As I sat on my front step enjoying a cup of tea with my husband on Sept. 11, 2001, I remember thinking how beautiful the sky looked. The color was a perfect shade of light blue, the sun was shining bright and there was not a cloud to be seen. We had just finished going for a walk with our then 2-year-old daughter and were chatting and laughing with a few neighbors. With summer slowly ending, the school year had resumed and my son returned to Jonas E. Salk Middle School for his final year as an eighth grade student.
That perfect day would drastically change in a matter of minutes. My husband, then a NYPD detective, received a phone call from his sergeant. I will never forget the look in his eyes as he glanced at me and went into the house to take the call. I knew something was wrong, and I remember thinking I had hoped a cop had not been injured.
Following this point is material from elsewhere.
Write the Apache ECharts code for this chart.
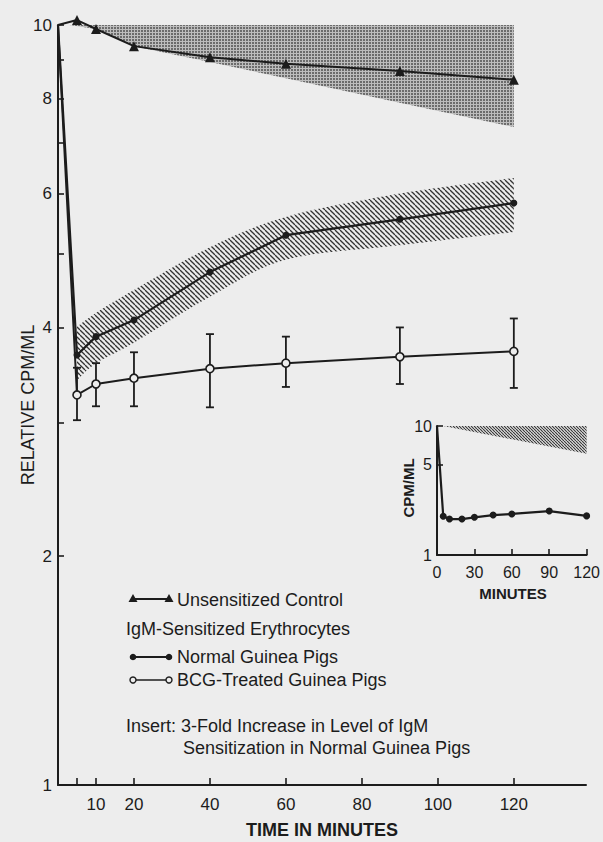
<!DOCTYPE html>
<html><head><meta charset="utf-8">
<script src="https://cdn.jsdelivr.net/npm/echarts@6/dist/echarts.min.js"></script>
<style>html,body{margin:0;padding:0;background:#ededed}#c{width:603px;height:842px}</style>
</head><body><div id="c"></div>
<script>
// ---------------- data ----------------
const timeMain = [0, 5, 10, 20, 40, 60, 90, 120];
const controlVals = [10, 10.15, 9.88, 9.38, 9.07, 8.89, 8.70, 8.47];
const normalVals = [10, 3.68, 3.89, 4.09, 4.73, 5.29, 5.55, 5.83];
const bcgVals = [10, 3.26, 3.37, 3.43, 3.53, 3.59, 3.66, 3.72];
const bcgErrTime = [5, 10, 20, 40, 60, 90, 120];
const bcgErrHigh = [3.54, 3.59, 3.71, 3.92, 3.89, 4.00, 4.11];
const bcgErrLow = [3.02, 3.15, 3.15, 3.14, 3.34, 3.37, 3.33];
const controlBandX = [3, 10, 20, 40, 60, 90, 120];
const controlBandHigh = [10, 10, 10, 10, 10, 10, 10];
const controlBandLow = [10, 9.88, 9.38, 8.94, 8.51, 7.90, 7.34];
const normalBandX = [5, 10, 20, 40, 60, 90, 120];
const normalBandHigh = [4.01, 4.18, 4.48, 5.10, 5.59, 6.00, 6.29];
const normalBandLow = [3.41, 3.59, 3.82, 4.39, 4.91, 5.13, 5.34];
const insetTime = [0, 5, 10, 20, 30, 45, 60, 90, 120];
const insetVals = [10, 2.00, 1.90, 1.90, 1.96, 2.04, 2.08, 2.19, 2.01];
const insetBandX = [5, 120];
const insetBandHigh = [10, 10];
const insetBandLow = [10, 6.1];
const mainXTicks = [5, 10, 20, 40, 60, 80, 100, 120];
const mainXLabels = [10, 20, 40, 60, 80, 100, 120];
const mainYTicks = [2, 3, 4, 5, 6, 7, 8, 9, 10];
const mainYLabels = [1, 2, 4, 6, 8, 10];
const insetXTicks = [30, 60, 90, 120];
const insetXLabels = [0, 30, 60, 90, 120];
const insetYTicks = [5, 10];
const insetYLabels = [1, 5, 10];
const legendNames = ['Unsensitized Control', 'Normal Guinea Pigs', 'BCG-Treated Guinea Pigs'];
const legendHeading = 'IgM-Sensitized Erythrocytes';
const insertNote1 = 'Insert: 3-Fold Increase in Level of IgM';
const insertNote2 = 'Sensitization in Normal Guinea Pigs';

// ---------------- styles ----------------
const INK = '#1c1c1c';
const BG = '#ededed';
const FONT = "'Liberation Sans', Arial, sans-serif";

function makePattern(kind) {
  const c = document.createElement('canvas');
  let w, h;
  const ctx = c.getContext('2d');
  if (kind === 'stipple') {
    w = 3; h = 3; c.width = w; c.height = h;
    ctx.fillStyle = '#bdbdbd'; ctx.fillRect(0, 0, 3, 3);
    ctx.fillStyle = '#6c6c6c'; ctx.fillRect(0, 0, 2, 2);
  } else {
    const s = kind === 'hatch' ? 5 : 3;
    w = s; h = s; c.width = s; c.height = s;
    ctx.strokeStyle = kind === 'hatch' ? '#333333' : '#3a3a3a';
    ctx.lineWidth = kind === 'hatch' ? 1.3 : 1.2;
    for (const k of [-s, 0, s]) {
      ctx.beginPath(); ctx.moveTo(k, 0); ctx.lineTo(k + s, s); ctx.stroke();
    }
  }
  return { image: c.toDataURL(), repeat: 'repeat', imageWidth: w, imageHeight: h };
}
const stipple = makePattern('stipple');
const hatch = makePattern('hatch');
const fineHatch = makePattern('fine');

function spline(pts) {
  let d = '';
  for (let i = 0; i < pts.length - 1; i++) {
    const p0 = pts[i - 1] || pts[i], p1 = pts[i], p2 = pts[i + 1], p3 = pts[i + 2] || pts[i + 1];
    const c1 = [p1[0] + (p2[0] - p0[0]) / 6, p1[1] + (p2[1] - p0[1]) / 6];
    const c2 = [p2[0] - (p3[0] - p1[0]) / 6, p2[1] - (p3[1] - p1[1]) / 6];
    d += ' C' + c1[0] + ',' + c1[1] + ' ' + c2[0] + ',' + c2[1] + ' ' + p2[0] + ',' + p2[1];
  }
  return d;
}
function bandSeries(xs, lo, hi, xi, fill, smooth) {
  return {
    type: 'custom', xAxisIndex: xi, yAxisIndex: xi, z: 1, silent: true,
    data: xs.map((x, i) => [x, lo[i], hi[i]]),
    renderItem: function (params, api) {
      if (params.dataIndex !== 0) return null;
      const up = xs.map((x, i) => api.coord([x, hi[i]]));
      const dn = xs.map((x, i) => api.coord([x, lo[i]])).reverse();
      let d;
      if (smooth) {
        d = 'M' + up[0][0] + ',' + up[0][1] + spline(up) + ' L' + dn[0][0] + ',' + dn[0][1] + spline(dn) + ' Z';
      } else {
        d = 'M' + up.map(p => p[0] + ',' + p[1]).join(' L') + ' L' + dn.map(p => p[0] + ',' + p[1]).join(' L') + ' Z';
      }
      return { type: 'path', shape: { pathData: d }, style: { fill: fill, stroke: null } };
    }
  };
}

const axisLabelStyle = (size) => ({ color: INK, fontSize: size, fontFamily: FONT });

const option = {
  backgroundColor: BG,
  animation: false,
  grid: [
    { left: 58, top: 25, width: 528, height: 760 },
    { left: 437, top: 426, width: 150, height: 129 }
  ],
  xAxis: [
    {
      type: 'value', gridIndex: 0, min: 0, max: 139,
      axisLine: { show: true, onZero: false, lineStyle: { color: INK, width: 2 } },
      axisTick: { show: true, inside: true, length: 7, customValues: mainXTicks, lineStyle: { color: INK, width: 1.6 } },
      axisLabel: Object.assign({ customValues: mainXLabels, margin: 11 }, axisLabelStyle(17)),
      splitLine: { show: false }
    },
    {
      type: 'value', gridIndex: 1, min: 0, max: 120,
      axisLine: { show: true, onZero: false, lineStyle: { color: INK, width: 2 } },
      axisTick: { show: true, inside: true, length: 6, customValues: insetXTicks, lineStyle: { color: INK, width: 1.6 } },
      axisLabel: Object.assign({ customValues: insetXLabels, margin: 9 }, axisLabelStyle(16)),
      splitLine: { show: false }
    }
  ],
  yAxis: [
    {
      type: 'log', logBase: 10, gridIndex: 0, min: 1, max: 10,
      axisLine: { show: true, lineStyle: { color: INK, width: 2 } },
      axisTick: { show: true, inside: true, length: 6, customValues: mainYTicks, lineStyle: { color: INK, width: 1.6 } },
      axisLabel: Object.assign({ customValues: mainYLabels, margin: 6 }, axisLabelStyle(17)),
      splitLine: { show: false }
    },
    {
      type: 'log', logBase: 10, gridIndex: 1, min: 1, max: 10,
      axisLine: { show: true, lineStyle: { color: INK, width: 2 } },
      axisTick: { show: true, inside: true, length: 6, customValues: insetYTicks, lineStyle: { color: INK, width: 1.6 } },
      axisLabel: Object.assign({ customValues: insetYLabels, margin: 5 }, axisLabelStyle(16)),
      splitLine: { show: false }
    }
  ],
  series: [
    bandSeries(controlBandX, controlBandLow, controlBandHigh, 0, stipple, false),
    bandSeries(normalBandX, normalBandLow, normalBandHigh, 0, hatch, true),
    bandSeries(insetBandX, insetBandLow, insetBandHigh, 1, fineHatch, false),
    {
      name: legendNames[0], type: 'line', xAxisIndex: 0, yAxisIndex: 0, z: 5, clip: false,
      data: timeMain.map((t, i) => [t, controlVals[i]]),
      symbol: (v) => v[0] === 0 ? 'none' : 'triangle', symbolSize: 10, showAllSymbol: true,
      lineStyle: { color: INK, width: 2 }, itemStyle: { color: INK }
    },
    {
      name: legendNames[1], type: 'line', xAxisIndex: 0, yAxisIndex: 0, z: 5, clip: false,
      data: timeMain.map((t, i) => [t, normalVals[i]]),
      symbol: (v) => v[0] === 0 ? 'none' : 'circle', symbolSize: 7, showAllSymbol: true,
      lineStyle: { color: INK, width: 2.2 }, itemStyle: { color: INK }
    },
    {
      name: 'BCG error', type: 'custom', xAxisIndex: 0, yAxisIndex: 0, z: 4, silent: true,
      data: bcgErrTime.map((t, i) => [t, bcgErrLow[i], bcgErrHigh[i]]),
      renderItem: function (params, api) {
        const lo = api.coord([api.value(0), api.value(1)]);
        const hi = api.coord([api.value(0), api.value(2)]);
        const st = { stroke: INK, lineWidth: 1.8 };
        return {
          type: 'group', children: [
            { type: 'line', shape: { x1: lo[0], y1: lo[1], x2: hi[0], y2: hi[1] }, style: st },
            { type: 'line', shape: { x1: lo[0] - 4, y1: lo[1], x2: lo[0] + 4, y2: lo[1] }, style: st },
            { type: 'line', shape: { x1: hi[0] - 4, y1: hi[1], x2: hi[0] + 4, y2: hi[1] }, style: st }
          ]
        };
      }
    },
    {
      name: legendNames[2], type: 'line', xAxisIndex: 0, yAxisIndex: 0, z: 6, clip: false,
      data: timeMain.map((t, i) => [t, bcgVals[i]]),
      symbol: (v) => v[0] === 0 ? 'none' : 'circle', symbolSize: 8, showAllSymbol: true,
      lineStyle: { color: INK, width: 2 }, itemStyle: { color: BG, borderColor: INK, borderWidth: 1.6 }
    },
    {
      name: 'Insert', type: 'line', xAxisIndex: 1, yAxisIndex: 1, z: 5, clip: false,
      data: insetTime.map((t, i) => [t, insetVals[i]]),
      symbol: (v) => v[0] === 0 ? 'none' : 'circle', symbolSize: 7, showAllSymbol: true,
      lineStyle: { color: INK, width: 2.2 }, itemStyle: { color: INK }
    }
  ],
  graphic: [
    { type: 'text', x: 322, y: 830, style: { text: 'TIME IN MINUTES', fill: INK, font: 'bold 18px ' + FONT, align: 'center', verticalAlign: 'middle' } },
    { type: 'text', x: 28, y: 405, rotation: Math.PI / 2, style: { text: 'RELATIVE CPM/ML', fill: INK, font: '18px ' + FONT, align: 'center', verticalAlign: 'middle' } },
    { type: 'text', x: 408, y: 488, rotation: Math.PI / 2, style: { text: 'CPM/ML', fill: INK, font: 'bold 15px ' + FONT, align: 'center', verticalAlign: 'middle' } },
    { type: 'text', x: 513, y: 593, style: { text: 'MINUTES', fill: INK, font: 'bold 15px ' + FONT, align: 'center', verticalAlign: 'middle' } },
    // legend row 1
    { type: 'line', shape: { x1: 133, y1: 599, x2: 169, y2: 599 }, style: { stroke: INK, lineWidth: 2 } },
    { type: 'polygon', shape: { points: [[133, 594], [128.5, 602], [137.5, 602]] }, style: { fill: INK } },
    { type: 'polygon', shape: { points: [[169, 594], [164.5, 602], [173.5, 602]] }, style: { fill: INK } },
    { type: 'text', x: 177, y: 600, style: { text: legendNames[0], fill: INK, font: '18px ' + FONT, verticalAlign: 'middle' } },
    { type: 'text', x: 126, y: 629, style: { text: legendHeading, fill: INK, font: '18px ' + FONT, verticalAlign: 'middle' } },
    // legend row 3
    { type: 'line', shape: { x1: 133, y1: 657, x2: 169, y2: 657 }, style: { stroke: INK, lineWidth: 2 } },
    { type: 'circle', shape: { cx: 133, cy: 657, r: 3.3 }, style: { fill: INK } },
    { type: 'circle', shape: { cx: 169, cy: 657, r: 3.3 }, style: { fill: INK } },
    { type: 'text', x: 177, y: 657, style: { text: legendNames[1], fill: INK, font: '18px ' + FONT, verticalAlign: 'middle' } },
    // legend row 4
    { type: 'line', shape: { x1: 133, y1: 680, x2: 169, y2: 680 }, style: { stroke: INK, lineWidth: 1.6 } },
    { type: 'circle', shape: { cx: 133, cy: 680, r: 3 }, style: { fill: BG, stroke: INK, lineWidth: 1.4 } },
    { type: 'circle', shape: { cx: 169, cy: 680, r: 3 }, style: { fill: BG, stroke: INK, lineWidth: 1.4 } },
    { type: 'text', x: 177, y: 680, style: { text: legendNames[2], fill: INK, font: '18px ' + FONT, verticalAlign: 'middle' } },
    { type: 'text', x: 126, y: 726, style: { text: insertNote1, fill: INK, font: '18px ' + FONT, verticalAlign: 'middle' } },
    { type: 'text', x: 183, y: 748, style: { text: insertNote2, fill: INK, font: '18px ' + FONT, verticalAlign: 'middle' } }
  ]
};
const chart = echarts.init(document.getElementById('c'), null, { renderer: 'svg', width: 603, height: 842 });
chart.setOption(option);
</script>
</body></html>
Seconds later he returned to our small group, and informed us that a plane had crashed into one of the twin towers in NYC, and terrorist activity was suspected. No one said a word for a minute, as the disbelief and shock settled in. “I have to go in, my boss is picking me up any second,” he said. We followed him into the house and immediately turned on the television.
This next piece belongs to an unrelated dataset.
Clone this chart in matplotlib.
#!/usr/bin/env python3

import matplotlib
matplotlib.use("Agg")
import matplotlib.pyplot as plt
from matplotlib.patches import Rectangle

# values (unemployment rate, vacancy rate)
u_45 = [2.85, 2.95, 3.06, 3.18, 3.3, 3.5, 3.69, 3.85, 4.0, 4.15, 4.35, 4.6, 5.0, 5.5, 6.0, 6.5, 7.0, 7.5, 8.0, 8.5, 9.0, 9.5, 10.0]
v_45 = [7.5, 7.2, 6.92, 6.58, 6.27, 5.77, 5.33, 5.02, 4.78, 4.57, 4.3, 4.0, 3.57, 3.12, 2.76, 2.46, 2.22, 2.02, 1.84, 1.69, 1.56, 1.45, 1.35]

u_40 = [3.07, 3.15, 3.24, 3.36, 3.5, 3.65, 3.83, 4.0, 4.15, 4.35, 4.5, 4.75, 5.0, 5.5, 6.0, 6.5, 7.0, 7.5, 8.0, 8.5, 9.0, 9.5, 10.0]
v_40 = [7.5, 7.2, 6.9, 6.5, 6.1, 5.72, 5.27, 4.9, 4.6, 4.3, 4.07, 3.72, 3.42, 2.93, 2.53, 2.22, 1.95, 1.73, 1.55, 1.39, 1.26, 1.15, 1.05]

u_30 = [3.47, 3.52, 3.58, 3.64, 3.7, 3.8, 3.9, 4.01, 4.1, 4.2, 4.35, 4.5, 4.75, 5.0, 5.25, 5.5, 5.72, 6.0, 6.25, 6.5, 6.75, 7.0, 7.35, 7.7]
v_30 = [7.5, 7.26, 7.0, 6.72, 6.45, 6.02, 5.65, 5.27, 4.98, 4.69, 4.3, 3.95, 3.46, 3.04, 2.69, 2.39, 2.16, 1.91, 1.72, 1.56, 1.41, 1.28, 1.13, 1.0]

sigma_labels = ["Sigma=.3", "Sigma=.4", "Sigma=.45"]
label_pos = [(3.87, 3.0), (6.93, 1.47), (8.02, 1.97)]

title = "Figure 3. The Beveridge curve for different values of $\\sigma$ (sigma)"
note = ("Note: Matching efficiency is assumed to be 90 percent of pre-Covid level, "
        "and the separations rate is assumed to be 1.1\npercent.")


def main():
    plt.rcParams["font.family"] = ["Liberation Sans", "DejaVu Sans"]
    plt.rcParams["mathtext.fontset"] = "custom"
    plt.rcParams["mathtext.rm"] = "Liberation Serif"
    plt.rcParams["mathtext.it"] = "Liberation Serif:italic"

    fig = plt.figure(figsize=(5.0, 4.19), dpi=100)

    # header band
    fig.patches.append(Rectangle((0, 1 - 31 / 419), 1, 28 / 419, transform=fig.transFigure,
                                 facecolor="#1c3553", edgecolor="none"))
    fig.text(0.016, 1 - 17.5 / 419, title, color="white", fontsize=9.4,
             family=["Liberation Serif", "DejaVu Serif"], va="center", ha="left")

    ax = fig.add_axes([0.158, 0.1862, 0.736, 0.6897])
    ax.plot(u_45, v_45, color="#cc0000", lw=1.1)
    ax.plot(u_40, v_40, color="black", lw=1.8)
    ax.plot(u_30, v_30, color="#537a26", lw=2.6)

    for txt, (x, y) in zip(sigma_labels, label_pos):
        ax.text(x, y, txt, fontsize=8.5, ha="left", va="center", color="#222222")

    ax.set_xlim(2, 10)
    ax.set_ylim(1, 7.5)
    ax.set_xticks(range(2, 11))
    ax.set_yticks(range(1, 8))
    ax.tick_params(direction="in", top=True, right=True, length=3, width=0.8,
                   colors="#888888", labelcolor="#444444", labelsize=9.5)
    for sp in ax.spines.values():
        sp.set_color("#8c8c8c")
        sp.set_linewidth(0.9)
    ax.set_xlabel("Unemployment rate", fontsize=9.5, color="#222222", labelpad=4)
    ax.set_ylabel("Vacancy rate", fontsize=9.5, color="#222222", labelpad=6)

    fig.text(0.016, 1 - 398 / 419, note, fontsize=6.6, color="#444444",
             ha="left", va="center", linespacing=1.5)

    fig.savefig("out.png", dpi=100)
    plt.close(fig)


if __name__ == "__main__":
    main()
In minutes, my husband’s boss pulled up. News stations began to report that a second plane had hit the other tower. My husband turned to us, kissed our daughter, then gave me a hug and a kiss and said “I’ll call you when I can.” I felt my head spin, everything was happening so fast. How could this be happening? Just 15 minutes earlier we were enjoying a beautiful September morning. Suddenly, I found myself surrounded by neighbors who were crying and yelling “Be careful!” to my husband as the car quickly sped off.
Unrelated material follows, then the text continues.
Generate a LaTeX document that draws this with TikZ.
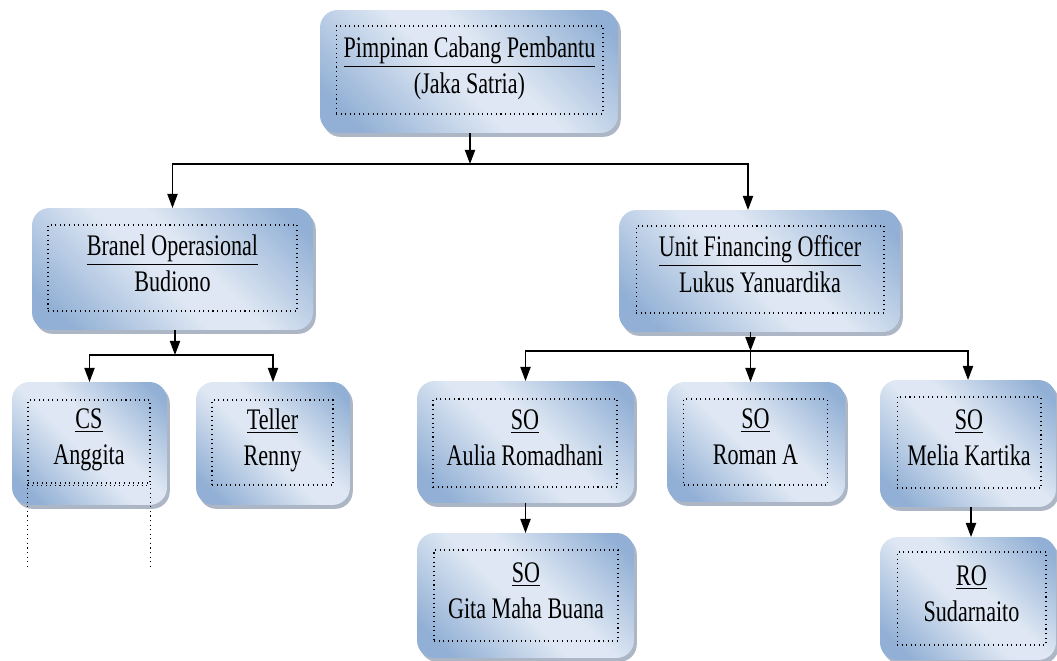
\documentclass[tikz,border=0pt]{standalone}
\usepackage{fontspec}
\setmainfont{Liberation Serif}[FakeStretch=0.74]
\usetikzlibrary{arrows.meta,calc,shadows}
\definecolor{boxdark}{RGB}{146,176,213}
\definecolor{boxlight}{RGB}{222,231,243}
\definecolor{shadowblue}{RGB}{90,110,140}
\pgfdeclarehorizontalshading{postshade}{100bp}{color(0bp)=(boxdark); color(22bp)=(boxdark); color(46bp)=(boxlight); color(56bp)=(boxlight); color(80bp)=(boxdark); color(100bp)=(boxdark)}

\tikzset{
  postbox/.style 2 args={rounded corners=10pt, minimum width=#1cm, minimum height=#2cm,
    inner sep=0pt, outer sep=0pt, shading=postshade, shading angle=45, shade,
    drop shadow={shadow xshift=1.6pt, shadow yshift=-2.2pt, fill=shadowblue, opacity=0.5}},
  innerframe/.style 2 args={draw, dotted, line width=0.6pt, minimum width=#1cm, minimum height=#2cm,
    inner sep=0pt, text depth=6pt, align=center, font=\fontsize{17}{20.5}\selectfont},
  arr/.style={-{Triangle[length=8pt,width=5.8pt]}, line width=0.8pt, black}
}

\begin{document}
\begin{tikzpicture}[x=0.02cm, y=-0.02cm]
  \useasboundingbox (0,0) rectangle (1057,661);
  % head
  \node[postbox={5.96}{2.46}] (kepala) at (469,71.5) {};
  \node[innerframe={5.34}{1.76}] (kepalain) at (469.5,70) {\underline{Pimpinan Cabang Pembantu}\\(Jaka Satria)};
  % second level
  \node[postbox={5.62}{2.44}] (branel) at (172.5,269) {};
  \node[innerframe={4.98}{1.72}] (branelin) at (172.5,268) {\underline{Branel Operasional}\\Budiono};
  \node[postbox={5.62}{2.44}] (ufo) at (759.5,271) {};
  \node[innerframe={4.96}{1.74}] (ufoin) at (760,269.5) {\underline{Unit Financing Officer}\\Lukus Yanuardika};
  % operasional staff
  \node[postbox={3.10}{2.46}] (cs) at (89.5,443.5) {};
  \node[innerframe={2.44}{1.66}] (csin) at (89,441.5) {\underline{CS}\\Anggita};
  \node[postbox={3.08}{2.46}] (teller) at (273,443.5) {};
  \node[innerframe={2.42}{1.70}] (tellerin) at (272.5,442.5) {\underline{Teller}\\Renny};
  % financing staff
  \node[postbox={4.34}{2.44}] (aulia) at (525.5,442) {};
  \node[innerframe={3.68}{1.76}] (auliain) at (525,443) {\underline{SO}\\Aulia Romadhani};
  \node[postbox={3.56}{2.40}] (roman) at (756,442) {};
  \node[innerframe={2.88}{1.72}] (romanin) at (755.5,442) {\underline{SO}\\Roman A};
  \node[postbox={3.52}{2.54}] (melia) at (968,443.5) {};
  \node[innerframe={2.88}{1.82}] (meliain) at (969,442.5) {\underline{SO}\\Melia Kartika};
  \node[postbox={4.34}{2.50}] (gita) at (525.5,595.5) {};
  \node[innerframe={3.68}{1.82}] (gitain) at (526,595.5) {\underline{SO}\\Gita Maha Buana};
  \node[postbox={3.52}{2.46}] (ro) at (968,598.5) {};
  \node[innerframe={2.98}{1.86}] (roin) at (971.5,598.5) {\underline{RO}\\Sudarnaito};
  % stray frame lines under CS
  \draw[dotted, line width=0.6pt] (csin.south west) -- ++(0,84);
  \draw[dotted, line width=0.6pt] (csin.south east) -- ++(0,84);
  \draw[dotted, line width=0.6pt] ([yshift=-1.2pt]csin.south west) -- ([yshift=-1.2pt]csin.south east);
  % connectors
  \coordinate (bus1) at ($(kepala.south)+(1,31)$);
  \draw[arr] (kepala.south -| bus1) -- (bus1);
  \draw[arr] (bus1) -| (branel.north);
  \draw[arr] (bus1) -| ($(ufo.north)+(-11.5,0)$);
  \coordinate (bus2) at ($(branel.south)+(2.5,25)$);
  \draw[arr] (branel.south -| bus2) -- (bus2);
  \draw[arr] (bus2) -| (cs.north);
  \draw[arr] (bus2) -| (teller.north);
  \coordinate (bus3) at ($(ufo.south)+(-9,19)$);
  \draw[arr] (ufo.south -| bus3) -- (bus3);
  \draw[arr] (bus3) -- (bus3 |- roman.north);
  \draw[arr] (bus3) -| (aulia.north);
  \draw[arr] (bus3) -| (melia.north);
  \draw[arr] (aulia.south) -- (gita.north);
  \draw[arr] ($(melia.south)+(3,0)$) -- ($(ro.north)+(3,0)$);
\end{tikzpicture}
\end{document}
I sat glued to the television for hours. I watched as the towers fell. I watched and listened to news reporter’s panicked voices. I watched and saw people running through the streets of New York, looking for a way to escape, shocked and covered in soot. I remember thinking as these people were attempting to run out of the city, my husband, his team and the rest of the NYPD ran in. I watched and viewed countless FDNY trucks rushing to the devastating scene. I watched, and I prayed.
I remember feeling an overwhelming sense of fear as I wondered if more attacks were coming. Unsure of what the future would hold, I grabbed my car keys, put my daughter in the car seat and went to pick up my son from school. I was not surprised to see that other parents were also there for the same reason.
As the day went on, I waited to hear from my husband. Each time the phone would ring my heart would race, as I hoped to hear his voice on the other. Finally, at some point that night, he called. I will never forget the devastation I heard in his voice. He would go on to work 20-hour tours for weeks. He would come home smelling like an ash tray, even though he showered and changed his clothes at work.
A few years ago, my husband retired from the NYPD. I am thankful every day that he was not a casualty of the senseless, cowardly acts that occurred on Sept. 11, 2001. That fateful September day will affect millions of people forever, and 10 years later, a country still mourns.